- Stock down at least 15% year to date (in USD terms).
- Normalized P/E below 12x.
- Market capitalization greater than $20 billion.
Turmoil in the Ukraine and disappointing economic reports have created some interesting opportunities for investors willing to look across the pond. Today I will highlight three European stocks which I expect to outperform the broader market over the next three years. My criteria are as follows:
- Stock at least 15% below 52 week high
- Normalized P/E below 12x
- Market capitalization greater than $20 billion
Leading UK grocer Tesco (OTCPK:TSCDY) shares have performed terribly over the past several years and are down 26% year to date. Shares have fallen due to 1) increased competition causing a decline in Like-for-Like sales and operating margin compression (2) general weakness in the UK economy. While current operating trends are difficult, investors are overlooking several positives including: 1) low valuation - even after several earnings downgrades, Tesco sells at less than 11x 2014 expected earnings and (2) strong balance sheet with net debt of less than 2x EBITDA and over L34 billion worth of owned real estate. The combination of a low valuation and strong balance sheet mean that Tesco could be ripe for either an activist hedge fund or could be an appealing LBO target (given Tesco's large size, this would have to be a club deal involving 2-3 private equity firms). Recent LBO activity in the US involving Albertsons and Safeway (NYSE:SWY) lend credibility to the possibility of an LBO. Further, with a dividend yield greater than 5%, Tesco investors are being paid to wait.
Arcelor Mittal (NYSE:MT) shares have been pummeled in the past two weeks are now down 23% year to date.

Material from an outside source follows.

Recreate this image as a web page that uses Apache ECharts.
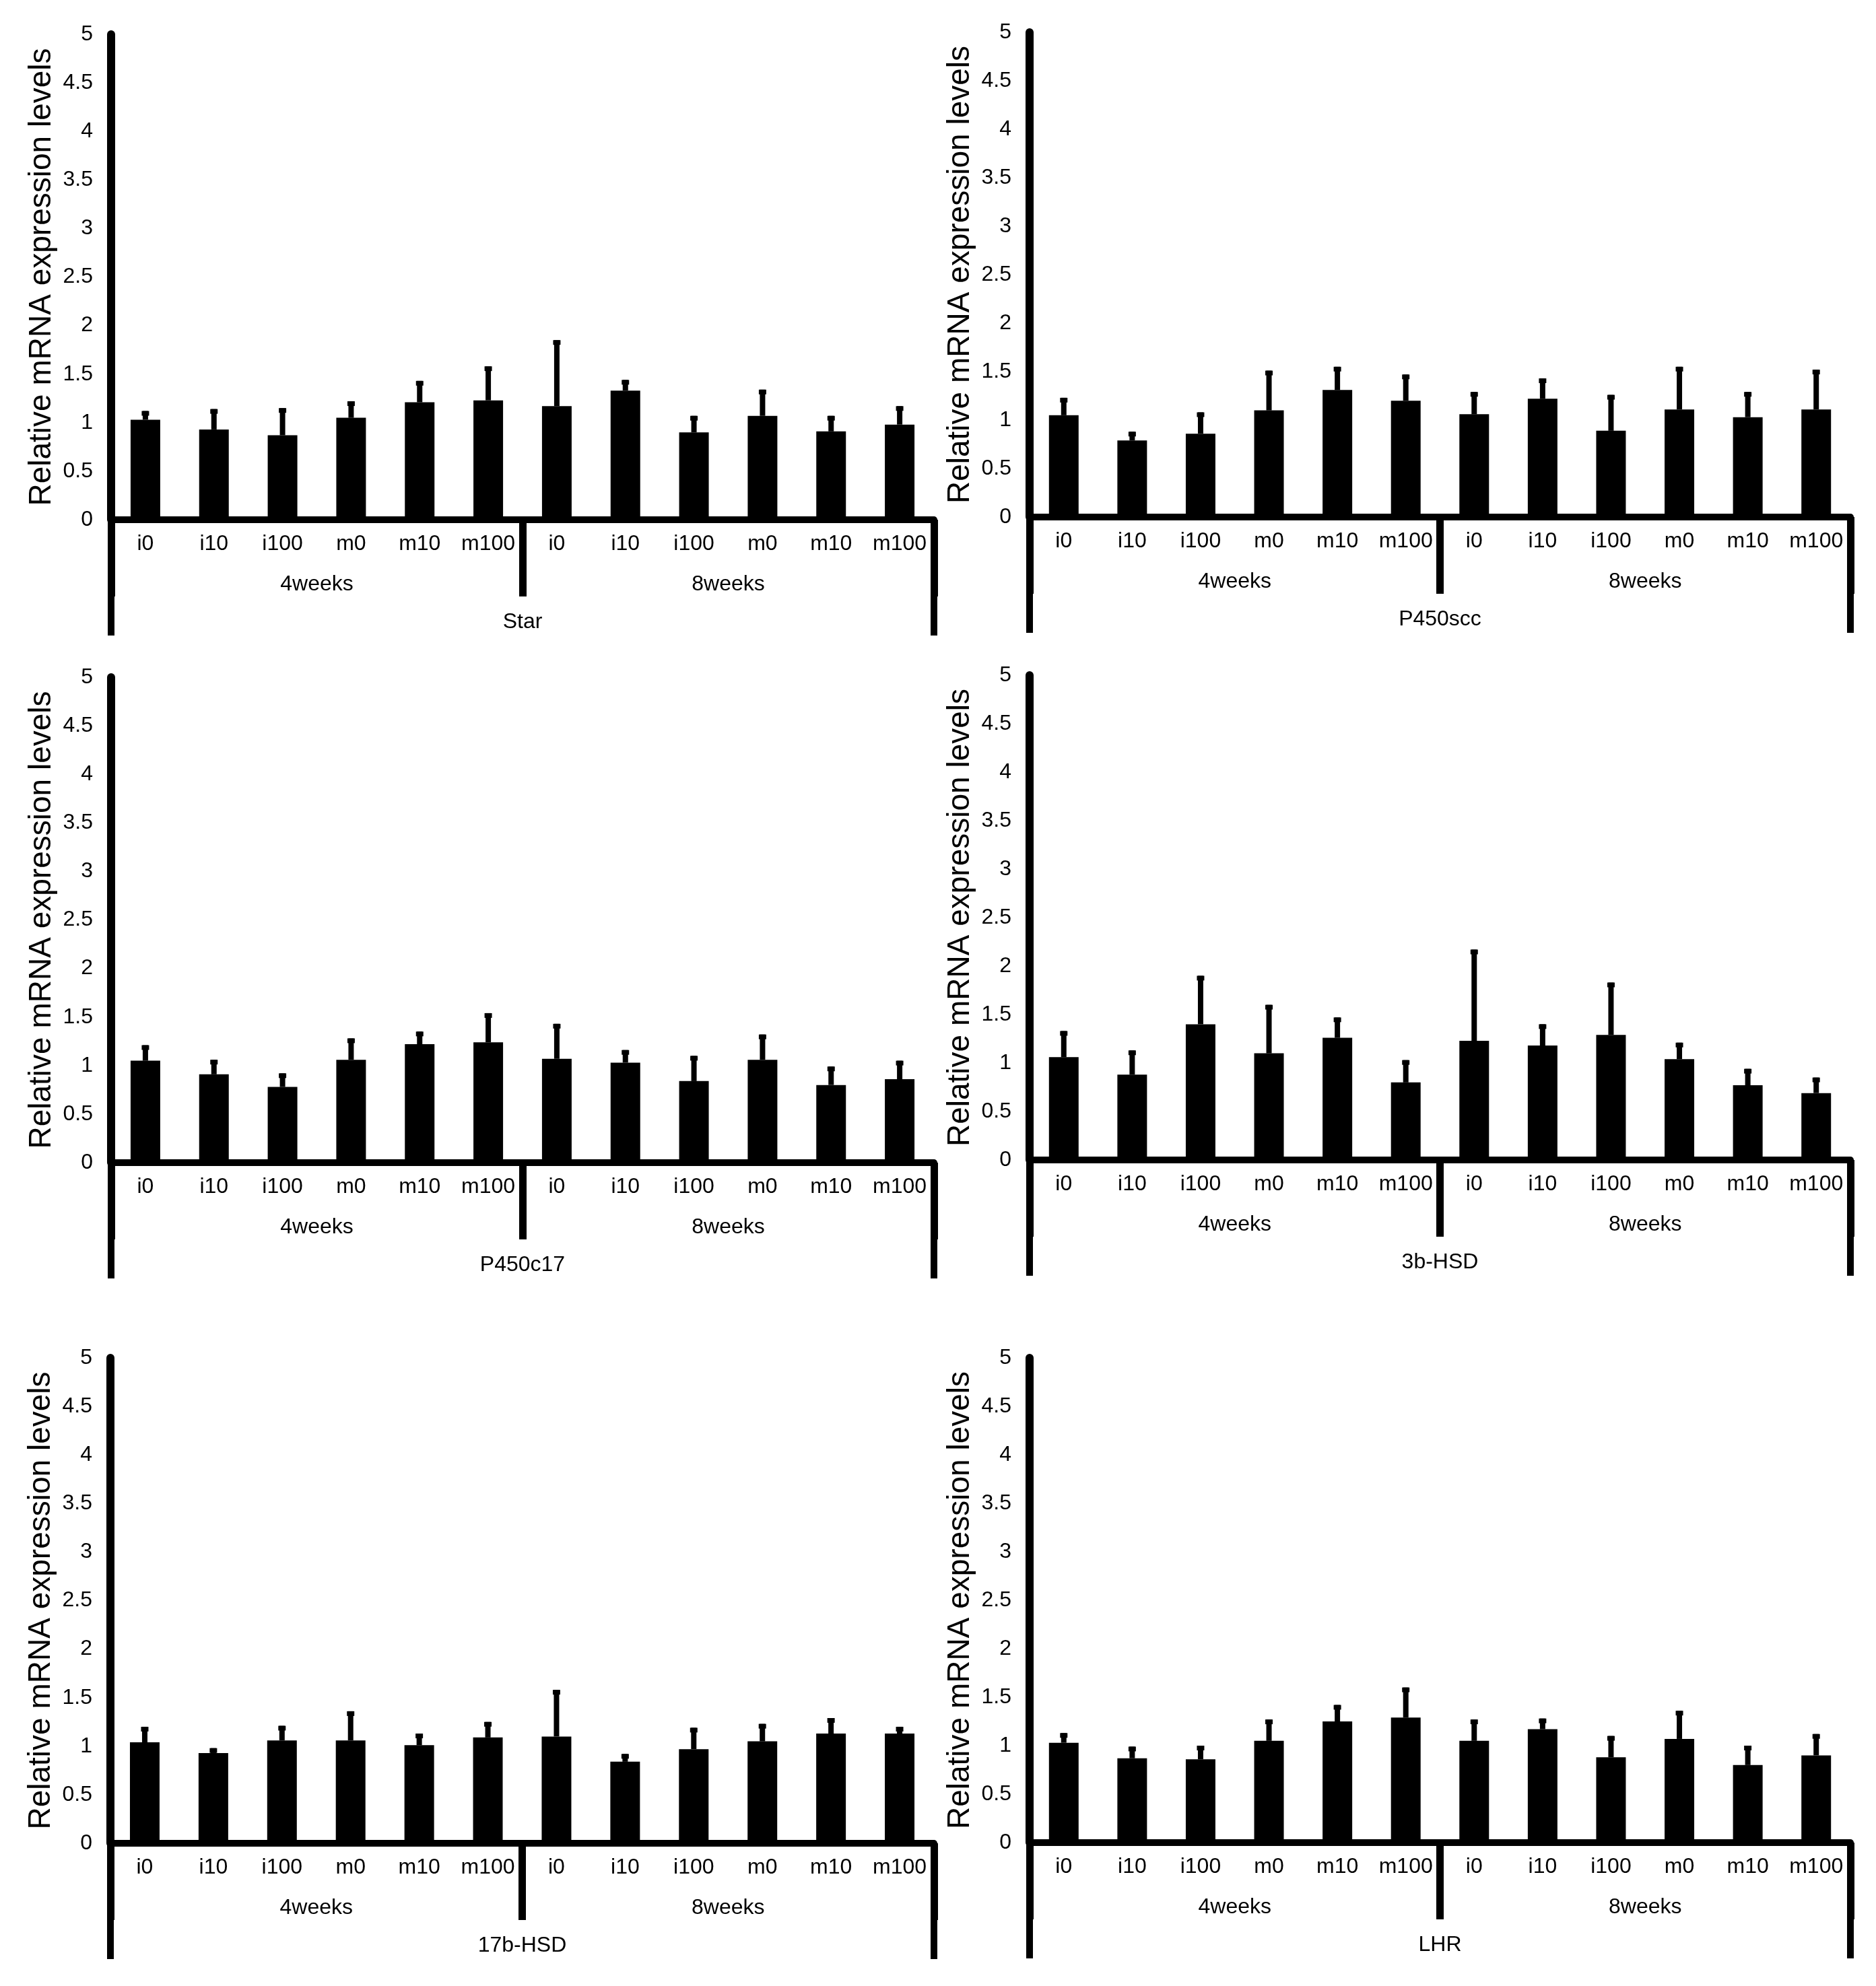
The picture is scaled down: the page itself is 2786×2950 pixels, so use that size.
<!DOCTYPE html>
<html>
<head>
<meta charset="utf-8">
<script src="https://cdn.jsdelivr.net/npm/echarts@6/dist/echarts.min.js"></script>
<style>
html,body{margin:0;padding:0;background:#fff;}
#chart{width:2786px;height:2950px;}
</style>
</head>
<body>
<div id="chart"></div>
<script>
// ---- data ----
var categories = ['i0','i10','i100','m0','m10','m100','i0','i10','i100','m0','m10','m100'];
var groups = ['4weeks','8weeks'];
var genes = ['Star','P450scc','P450c17','3b-HSD','17b-HSD','LHR'];
var yTitle = 'Relative mRNA expression levels';

var starMean    = [1.03,0.93,0.87,1.05,1.21,1.23,1.17,1.33,0.90,1.07,0.91,0.98];
var starSD      = [0.09,0.21,0.28,0.17,0.22,0.35,0.68,0.11,0.17,0.27,0.16,0.19];
var p450sccMean = [1.05,0.79,0.86,1.10,1.31,1.20,1.06,1.22,0.89,1.11,1.03,1.11];
var p450sccSD   = [0.18,0.09,0.22,0.41,0.24,0.27,0.23,0.21,0.37,0.44,0.26,0.41];
var p450c17Mean = [1.05,0.91,0.78,1.06,1.22,1.24,1.07,1.03,0.84,1.06,0.80,0.86];
var p450c17SD   = [0.16,0.15,0.14,0.22,0.13,0.30,0.36,0.13,0.26,0.26,0.19,0.19];
var hsd3bMean   = [1.06,0.88,1.40,1.10,1.26,0.80,1.23,1.18,1.29,1.04,0.77,0.69];
var hsd3bSD     = [0.27,0.25,0.50,0.50,0.21,0.23,0.94,0.22,0.54,0.17,0.17,0.16];
var hsd17bMean  = [1.04,0.93,1.06,1.06,1.01,1.09,1.10,0.84,0.97,1.05,1.13,1.13];
var hsd17bSD    = [0.16,0.05,0.15,0.30,0.12,0.16,0.48,0.08,0.22,0.18,0.16,0.07];
var lhrMean     = [1.03,0.87,0.86,1.05,1.25,1.29,1.05,1.17,0.88,1.07,0.80,0.90];
var lhrSD       = [0.10,0.12,0.14,0.22,0.17,0.31,0.22,0.11,0.22,0.29,0.20,0.22];

var means = [starMean,p450sccMean,p450c17Mean,hsd3bMean,hsd17bMean,lhrMean];
var sds   = [starSD,p450sccSD,p450c17SD,hsd3bSD,hsd17bSD,lhrSD];

// ---- layout ----
var grids = [
  {left:165, top:51,   width:1222, height:721},
  {left:1529,top:48,   width:1219, height:720},
  {left:165, top:1006, width:1222, height:721},
  {left:1529,top:1003, width:1219, height:720},
  {left:164, top:2017, width:1223, height:721},
  {left:1529,top:2017, width:1219, height:720}
];

var FONT = 'Liberation Sans, Arial, sans-serif';
var txt = {color:'#000', fontFamily:FONT, fontSize:32};

var option = {
  animation:false,
  backgroundColor:'#fff',
  grid: grids.map(function(g){ return Object.assign({containLabel:false}, g); }),
  xAxis: [], yAxis: [], series: []
};

genes.forEach(function(gene, g){
  // category axis
  option.xAxis.push({
    type:'category', gridIndex:g, position:'bottom', data:categories,
    axisLine:{show:true, lineStyle:{color:'#000', width:10}},
    axisTick:{show:false},
    axisLabel:Object.assign({interval:0, margin:20}, txt),
    splitLine:{show:false}
  });
  // group axis
  option.xAxis.push({
    type:'category', gridIndex:g, position:'bottom', offset:0, data:groups,
    axisLine:{show:false},
    axisTick:{show:true, interval:0, length:114, lineStyle:{color:'#000', width:11}},
    axisLabel:Object.assign({interval:0, margin:80}, txt),
    splitLine:{show:false}
  });
  // gene axis
  option.xAxis.push({
    type:'category', gridIndex:g, position:'bottom', offset:0, data:[gene],
    axisLine:{show:false},
    axisTick:{show:true, interval:0, length:172, lineStyle:{color:'#000', width:10}},
    axisLabel:Object.assign({interval:0, margin:136}, txt),
    splitLine:{show:false}
  });
  option.yAxis.push({
    type:'value', gridIndex:g, min:0, max:5, interval:0.5,
    name:yTitle, nameLocation:'middle', nameGap:80,
    nameTextStyle:{color:'#000', fontFamily:FONT, fontSize:46},
    axisLine:{show:true, lineStyle:{color:'#000', width:12}},
    axisTick:{show:false},
    axisLabel:Object.assign({margin:27}, txt),
    splitLine:{show:false}
  });
  option.series.push({
    type:'bar', xAxisIndex:g*3, yAxisIndex:g,
    data:means[g], barWidth:44,
    itemStyle:{color:'#000'}, silent:true, z:2
  });
  var errData = means[g].map(function(m,i){ return [i, m, sds[g][i]]; });
  option.series.push({
    type:'custom', xAxisIndex:g*3, yAxisIndex:g,
    data:errData, encode:{x:0, y:1}, silent:true, z:3,
    renderItem:function(params, api){
      var i = api.value(0), m = api.value(1), s = api.value(2);
      var p0 = api.coord([i, m]);
      var p1 = api.coord([i, m + s]);
      return {
        type:'group',
        children:[
          {type:'rect', shape:{x:p0[0]-4, y:p1[1], width:8, height:p0[1]-p1[1]}, style:{fill:'#000'}},
          {type:'rect', shape:{x:p0[0]-5.5, y:p1[1], width:11, height:7}, style:{fill:'#000'}}
        ]
      };
    }
  });
});

var chart = echarts.init(document.getElementById('chart'), null, {renderer:'canvas'});
chart.setOption(option);
</script>
</body>
</html>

Investors are concerned about 1) continued weakness in Europe suppressing steel demand and pricing (2) delayed recovery in US commercial construction again leading to lower demand for steel. This caused the company to downgrade 2014 EBITDA guidance when it reported first half results last week. While the near term picture is not pretty, Mittal has de-levered its balance sheet over the past three years (through external capital raises and free cash flow generation). Net debt is now below 3x EBITDA and I do not expect Mittal will have to dilute shareholders in the future. While current results are depressed, assuming Mittal could earn just $120 of EBITDA per ton (just below 10 year average), the company would earn $4 per share. Assuming an 8x P/E multiple, this implies 140% upside. Note that in a cyclical upturn, Mittal could earn upwards of $175 per ton or nearly $7 per share (so at today's price, Mittal trades at less than 2x estimated peak earnings).

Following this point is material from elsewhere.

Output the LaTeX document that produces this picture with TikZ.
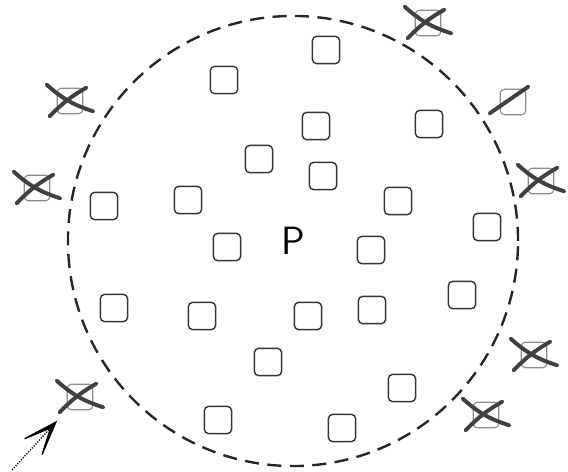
\documentclass[tikz,border=0pt]{standalone}
\usepackage{tikz}
\usetikzlibrary{arrows.meta,calc}

\begin{document}
\begin{tikzpicture}[
  x=0.025cm, y=-0.025cm,
  cell/.style={rectangle, draw=black!80, rounded corners=3pt, line width=1pt,
    minimum size=0.68cm, inner sep=0pt},
  dead/.style={cell, draw=black!45, line width=0.8pt, minimum size=0.64cm},
  strike/.style={line width=2.8pt, draw=black!75, line cap=round},
  region/.style={circle, draw=black!85, dash pattern=on 10pt off 6pt, line width=1.7pt,
    minimum size=11.25cm, inner sep=0pt, font=\sffamily\fontsize{28}{30}\selectfont},
  arr/.style={-{Stealth[length=34pt,width=24pt,inset=26pt]}, densely dotted, line width=0.9pt}
]
\useasboundingbox (0,0) rectangle (568,472);
\node[region] (pool) at (293,241) {P};
% cells inside
\node[cell] (c1) at (326,50) {};
\node[cell] (c2) at (224,80) {};
\node[cell] (c3) at (316,126) {};
\node[cell] (c4) at (429,124) {};
\node[cell] (c5) at (259,159) {};
\node[cell] (c6) at (323,176) {};
\node[cell] (c7) at (104,206) {};
\node[cell] (c8) at (188,200) {};
\node[cell] (c9) at (398,201) {};
\node[cell] (c10) at (487,227) {};
\node[cell] (c11) at (227,247) {};
\node[cell] (c12) at (371,250) {};
\node[cell] (c13) at (114,308) {};
\node[cell] (c14) at (202,316) {};
\node[cell] (c15) at (308,316) {};
\node[cell] (c16) at (372,310) {};
\node[cell] (c17) at (462,295) {};
\node[cell] (c18) at (268,362) {};
\node[cell] (c19) at (402,388) {};
\node[cell] (c20) at (218,420) {};
\node[cell] (c21) at (342,428) {};
% cells outside, struck out
\node[dead] (x1) at (428,23) {};
\node[dead] (x2) at (513,102) {};
\node[dead] (x3) at (541,181) {};
\node[dead] (x4) at (70,101) {};
\node[dead] (x5) at (37,188) {};
\node[dead] (x6) at (80,397) {};
\node[dead] (x7) at (534,355) {};
\node[dead] (x8) at (486,415) {};
\foreach \n in {x1,x3,x4,x5,x6,x7,x8} {
  \draw[strike] ([shift={(-10,-3)}]\n.north west) to[bend right=12] ([shift={(10,-3)}]\n.south east);
  \draw[strike] ([shift={(-7,2)}]\n.south west) to[bend left=8] ([shift={(3,0)}]\n.north east);
}
\draw[strike] ([shift={(-10,-2)}]x2.south west) -- ([shift={(2,-2)}]x2.north east);
\coordinate (tail) at (12,470);
\draw[arr, shorten >=0.35cm] (tail) -- (x6.south west);
\end{tikzpicture}
\end{document}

Volkswagen (OTCQX:VLKAY) shares have suffered this year falling 19%. Continued weakness among European consumers is hurting the mass market segment while the commercial vehicle manufacturing business remains mired in a cyclical downturn. Shares are selling at less than 90% of book value and below 8x 2014 expected earnings. This is a 20-25% discount to comparable German automakers Daimler (OTCPK:DDAIF) and BMW. While corporate governance at Volkswagen (involvement of township and inexplicable share issuance earlier this year) argue for a discount to comparables, there are reasons to believe Volkswagen should actually trade at a premium including: 1) ownership of the Porsche brand (Porsche represents just 2% of auto volumes but 25% of auto division operating profit) which is both high margin and fast growing - Porsche has grown revenues at about 10% over the past decade while earning 15-20% operating margins. One could argue that Porsche should be valued more like a luxury goods company and trade closer to 20x earnings (2) potential to improve the profitability of the Volkswagen brand. Today the VW brand earns just 3% operating margins. The company has a Euro 5 billion cost cutting program in place. While I don't think the full amount is achievable looking at comparable automakers, I think a 5-7% operating margin is very reasonable (3) rebound in the commercial vehicle business. Assuming continued growth in Porsche, achievement of a 5% operating margins at Volkswagen, and a return to normality in the commercial vehicle business, I think Volkswagen could earn $7 per ADR share. Applying a 10x multiple (in-line with peers), Volkswagen would trade at $70, or 55% higher than current levels.
Though currently out of favor, I believe patient investors will be rewarded and expect the aforementioned shares to outperform the broader market (i.e. S&P 500) over the next 3-5 years.
Disclosure: The author is long TSCDY, VLKAY, MT. The author wrote this article themselves, and it expresses their own opinions. The author is not receiving compensation for it (other than from Seeking Alpha). The author has no business relationship with any company whose stock is mentioned in this article.
Editor's Note: This article discusses one or more securities that do not trade on a major U.S. exchange. Please be aware of the risks associated with these stocks.